> [Given task]:
Leave out the pictures and repeat the rest of the material exactly.
• • • •
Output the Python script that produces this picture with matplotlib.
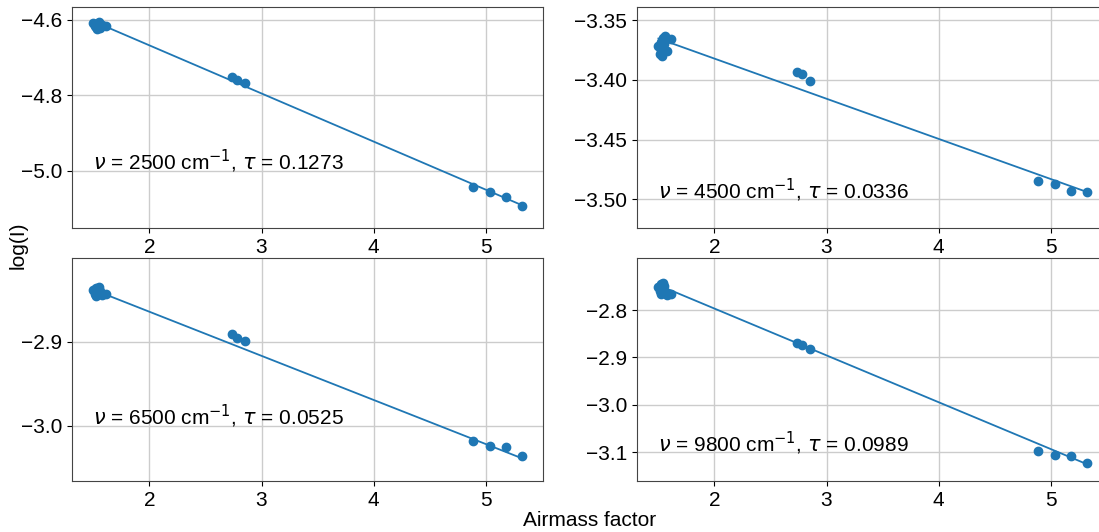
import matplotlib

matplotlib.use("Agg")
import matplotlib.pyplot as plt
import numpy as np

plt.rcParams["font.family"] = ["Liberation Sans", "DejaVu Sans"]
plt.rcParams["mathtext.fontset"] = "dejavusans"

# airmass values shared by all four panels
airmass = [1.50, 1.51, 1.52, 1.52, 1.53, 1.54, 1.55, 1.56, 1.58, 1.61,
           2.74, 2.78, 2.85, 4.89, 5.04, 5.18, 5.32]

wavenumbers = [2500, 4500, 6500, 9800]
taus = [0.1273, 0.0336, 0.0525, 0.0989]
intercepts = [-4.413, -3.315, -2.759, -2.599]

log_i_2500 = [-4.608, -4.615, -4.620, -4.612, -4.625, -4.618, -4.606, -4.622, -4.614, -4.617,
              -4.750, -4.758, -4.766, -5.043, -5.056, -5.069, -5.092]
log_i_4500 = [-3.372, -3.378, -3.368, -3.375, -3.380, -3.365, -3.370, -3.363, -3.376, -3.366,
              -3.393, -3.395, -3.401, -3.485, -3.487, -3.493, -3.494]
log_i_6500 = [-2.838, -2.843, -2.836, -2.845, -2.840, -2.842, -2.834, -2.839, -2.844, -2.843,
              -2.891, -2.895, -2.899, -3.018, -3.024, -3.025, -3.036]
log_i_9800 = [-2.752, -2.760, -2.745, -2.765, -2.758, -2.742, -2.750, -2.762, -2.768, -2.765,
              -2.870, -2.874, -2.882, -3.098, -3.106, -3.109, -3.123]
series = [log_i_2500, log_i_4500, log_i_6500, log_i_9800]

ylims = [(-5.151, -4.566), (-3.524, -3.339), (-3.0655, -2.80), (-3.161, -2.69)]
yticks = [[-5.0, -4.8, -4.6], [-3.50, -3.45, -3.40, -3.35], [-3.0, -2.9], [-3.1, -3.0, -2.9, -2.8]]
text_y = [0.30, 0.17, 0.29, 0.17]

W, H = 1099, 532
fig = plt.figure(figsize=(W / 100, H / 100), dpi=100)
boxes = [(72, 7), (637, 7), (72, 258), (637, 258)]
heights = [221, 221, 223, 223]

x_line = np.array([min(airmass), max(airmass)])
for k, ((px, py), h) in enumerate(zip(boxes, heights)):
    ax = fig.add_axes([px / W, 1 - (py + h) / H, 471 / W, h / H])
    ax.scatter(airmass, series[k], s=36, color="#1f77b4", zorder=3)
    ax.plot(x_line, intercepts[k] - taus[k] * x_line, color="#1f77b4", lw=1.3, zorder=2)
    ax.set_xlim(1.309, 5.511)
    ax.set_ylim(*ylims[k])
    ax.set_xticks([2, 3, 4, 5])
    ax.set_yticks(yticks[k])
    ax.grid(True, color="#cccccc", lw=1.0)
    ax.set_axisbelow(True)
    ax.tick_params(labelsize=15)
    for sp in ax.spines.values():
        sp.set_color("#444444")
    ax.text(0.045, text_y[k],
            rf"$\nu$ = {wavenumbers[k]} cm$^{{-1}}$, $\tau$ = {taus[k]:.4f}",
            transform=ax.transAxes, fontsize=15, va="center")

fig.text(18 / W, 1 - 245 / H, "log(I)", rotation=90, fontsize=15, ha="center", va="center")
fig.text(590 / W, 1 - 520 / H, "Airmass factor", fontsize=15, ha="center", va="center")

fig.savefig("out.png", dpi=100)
• • • •
> [Solution]:
Output the Python script that produces this picture with matplotlib.
import matplotlib

matplotlib.use("Agg")
import matplotlib.pyplot as plt
import numpy as np

plt.rcParams["font.family"] = ["Liberation Sans", "DejaVu Sans"]
plt.rcParams["mathtext.fontset"] = "dejavusans"

# airmass values shared by all four panels
airmass = [1.50, 1.51, 1.52, 1.52, 1.53, 1.54, 1.55, 1.56, 1.58, 1.61,
           2.74, 2.78, 2.85, 4.89, 5.04, 5.18, 5.32]

wavenumbers = [2500, 4500, 6500, 9800]
taus = [0.1273, 0.0336, 0.0525, 0.0989]
intercepts = [-4.413, -3.315, -2.759, -2.599]

log_i_2500 = [-4.608, -4.615, -4.620, -4.612, -4.625, -4.618, -4.606, -4.622, -4.614, -4.617,
              -4.750, -4.758, -4.766, -5.043, -5.056, -5.069, -5.092]
log_i_4500 = [-3.372, -3.378, -3.368, -3.375, -3.380, -3.365, -3.370, -3.363, -3.376, -3.366,
              -3.393, -3.395, -3.401, -3.485, -3.487, -3.493, -3.494]
log_i_6500 = [-2.838, -2.843, -2.836, -2.845, -2.840, -2.842, -2.834, -2.839, -2.844, -2.843,
              -2.891, -2.895, -2.899, -3.018, -3.024, -3.025, -3.036]
log_i_9800 = [-2.752, -2.760, -2.745, -2.765, -2.758, -2.742, -2.750, -2.762, -2.768, -2.765,
              -2.870, -2.874, -2.882, -3.098, -3.106, -3.109, -3.123]
series = [log_i_2500, log_i_4500, log_i_6500, log_i_9800]

ylims = [(-5.151, -4.566), (-3.524, -3.339), (-3.0655, -2.80), (-3.161, -2.69)]
yticks = [[-5.0, -4.8, -4.6], [-3.50, -3.45, -3.40, -3.35], [-3.0, -2.9], [-3.1, -3.0, -2.9, -2.8]]
text_y = [0.30, 0.17, 0.29, 0.17]

W, H = 1099, 532
fig = plt.figure(figsize=(W / 100, H / 100), dpi=100)
boxes = [(72, 7), (637, 7), (72, 258), (637, 258)]
heights = [221, 221, 223, 223]

x_line = np.array([min(airmass), max(airmass)])
for k, ((px, py), h) in enumerate(zip(boxes, heights)):
    ax = fig.add_axes([px / W, 1 - (py + h) / H, 471 / W, h / H])
    ax.scatter(airmass, series[k], s=36, color="#1f77b4", zorder=3)
    ax.plot(x_line, intercepts[k] - taus[k] * x_line, color="#1f77b4", lw=1.3, zorder=2)
    ax.set_xlim(1.309, 5.511)
    ax.set_ylim(*ylims[k])
    ax.set_xticks([2, 3, 4, 5])
    ax.set_yticks(yticks[k])
    ax.grid(True, color="#cccccc", lw=1.0)
    ax.set_axisbelow(True)
    ax.tick_params(labelsize=15)
    for sp in ax.spines.values():
        sp.set_color("#444444")
    ax.text(0.045, text_y[k],
            rf"$\nu$ = {wavenumbers[k]} cm$^{{-1}}$, $\tau$ = {taus[k]:.4f}",
            transform=ax.transAxes, fontsize=15, va="center")

fig.text(18 / W, 1 - 245 / H, "log(I)", rotation=90, fontsize=15, ha="center", va="center")
fig.text(590 / W, 1 - 520 / H, "Airmass factor", fontsize=15, ha="center", va="center")

fig.savefig("out.png", dpi=100)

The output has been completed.